The red brick Hotel Wolf, on the corner of East Bridge and North First Street in downtown Saratoga, now has U.S. Supreme Court connections. Newly sworn-in Justice Neil Gorsuch’s ancestor built it.
Frederick G. Wolf, a retired foreman from the Union Pacific who suffered from rheumatism, built the hotel and gave it his last name in 1893, according to old newspaper articles that adorn the walls of the bar and restaurant.
At the time, local newspaper the Platte Valley Lyre proclaimed that “the new Wolf Hotel is one of the handsomest buildings in Carbon County and don’t you forget it.” The hotel was estimated to have cost $6,000 to build at that time.
Wolf’s great-great grandson, Neil Gorsuch, was sworn in as the newest U.S. Supreme Court justice on April 10. Gorsuch’s mother, Ann Gorsuch, was born in Casper, and rose to be head of the Environmental Protection Agency under Ronald Reagan. Much like EPA head Scott Pruitt today, Ann Gorsuch sought to use the agency to push deregulation of industry. After less than two years, she was ousted by Congress, according to the Casper Star-Tribune.

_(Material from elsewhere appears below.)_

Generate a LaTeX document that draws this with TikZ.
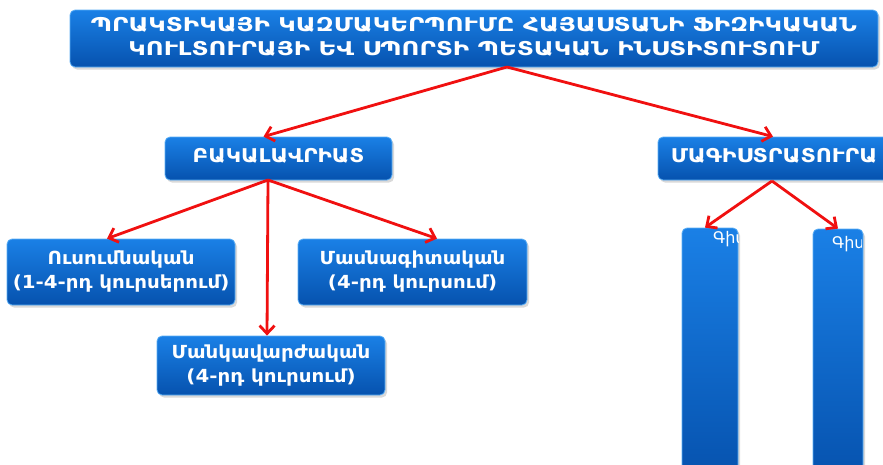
\documentclass[tikz,border=0pt]{standalone}
\usepackage{fontspec}
\newfontfamily\armfont{DejaVu Sans}
\usetikzlibrary{arrows.meta,shadows,calc}
\definecolor{boxtop}{HTML}{1A80E6}
\definecolor{boxbot}{HTML}{0652AE}
\definecolor{boxedge}{HTML}{5AAEF5}
\definecolor{arrred}{HTML}{F01010}
\newcommand\wtxt[2]{\scalebox{#1}[1]{\begin{tabular}{@{}c@{}}#2\end{tabular}}}
\begin{document}
\begin{tikzpicture}[x=1pt,y=-1pt,
  box/.style={draw=boxedge, line width=0.8pt, rounded corners=5pt,
    top color=boxtop, bottom color=boxbot,
    drop shadow={opacity=0.3, shadow xshift=2pt, shadow yshift=-2.5pt},
    text=white, font=\armfont\bfseries, align=center, inner sep=0pt},
  conn/.style={draw=arrred, line width=2.8pt,
    -{Straight Barb[length=8pt,width=15pt,line width=2.8pt]}}
]
\useasboundingbox (0,0) rectangle (883,464);
\node[box, minimum width=808pt, minimum height=57pt,
  font=\armfont\bfseries\fontsize{19}{24}\selectfont] (title) at (474,38.5)
  {\wtxt{1.29}{ՊՐԱԿՏԻԿԱՅԻ ԿԱԶՄԱԿԵՐՊՈՒՄԸ ՀԱՅԱՍՏԱՆԻ ՖԻԶԻԿԱԿԱՆ\\ԿՈՒԼՏՈՒՐԱՅԻ ԵՎ ՍՊՈՐՏԻ ՊԵՏԱԿԱՆ ԻՆՍՏԻՏՈՒՏՈՒՄ}};
\node[box, minimum width=227pt, minimum height=43pt,
  font=\armfont\bfseries\fontsize{19}{22}\selectfont] (bak) at (278.5,158.5)
  {\wtxt{1.13}{ԲԱԿԱԼԱՎՐԻԱՏ}};
\node[box, minimum width=232pt, minimum height=43pt,
  font=\armfont\bfseries\fontsize{19}{22}\selectfont] (mag) at (774,158.5)
  {\wtxt{1.16}{ՄԱԳԻՍՏՐԱՏՈՒՐԱ}};
\node[box, minimum width=228pt, minimum height=66pt,
  font=\armfont\bfseries\fontsize{18}{24}\selectfont] (usum) at (121,272)
  {\wtxt{1.1}{Ուսումնական\\(1-4-րդ կուրսերում)}};
\node[box, minimum width=229pt, minimum height=66pt,
  font=\armfont\bfseries\fontsize{18}{24}\selectfont] (masn) at (412.5,272)
  {\wtxt{1.1}{Մասնագիտական\\(4-րդ կուրսում)}};
\node[box, minimum width=228pt, minimum height=59pt,
  font=\armfont\bfseries\fontsize{18}{24}\selectfont] (mank) at (271,365.5)
  {\wtxt{1.1}{Մանկավարժական\\(4-րդ կուրսում)}};
\node[box, minimum width=56pt, minimum height=250pt] (tallA) at (710,353) {};
\node[box, minimum width=50pt, minimum height=250pt] (tallB) at (838,354) {};
\begin{scope}
  \clip (682,228) rectangle (738,464);
  \node[anchor=north west, text=white, inner sep=0pt,
    font=\armfont\fontsize{16}{18}\selectfont] (txtA) at (713,231) {Գիտ};
\end{scope}
\begin{scope}
  \clip (813,229) rectangle (861,464);
  \node[anchor=north west, text=white, inner sep=0pt,
    font=\armfont\fontsize{16}{18}\selectfont] (txtB) at (832,236) {Գիտ};
\end{scope}
\coordinate (tb) at (507,67);
\coordinate (bb) at (268,180);
\coordinate (mb) at (772,181);
\draw[conn] (tb) -- ([xshift=-15pt]bak.north);
\draw[conn] (tb) -- ([xshift=-1pt]mag.north);
\draw[conn] (bb) -- ([xshift=-14pt]usum.north);
\draw[conn] (bb) -- ([xshift=24.5pt]masn.north);
\draw[conn] (bb) -- ([xshift=-4pt]mank.north);
\draw[conn] (mb) -- ([xshift=-5pt]tallA.north);
\draw[conn] (mb) -- ([xshift=0pt]tallB.north);
\end{tikzpicture}
\end{document}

Neil Gorsuch’s western ties were touted by U.S. Sen. Mike Enzi. “I have met Judge Gorsuch and he has a lot of support from the legal community in Wyoming,” Enzi said in a press release at the time of Gorsuch’s nomination by President Donald Trump. “As a westerner, he has a good understanding of the issues that matter to our state,” Enzi wrote.
Many Democrats say Gorsuch stole a seat that should have gone to Obama nominee Merrick Garland following the death of Justice Antonin Scalia. Republicans in Congress refused to consider Garland’s nomination, made in March 2016.
“The presidential election was an opportunity for the American people to have a say in who chooses the next Supreme Court justice,” Enzi said in the press release.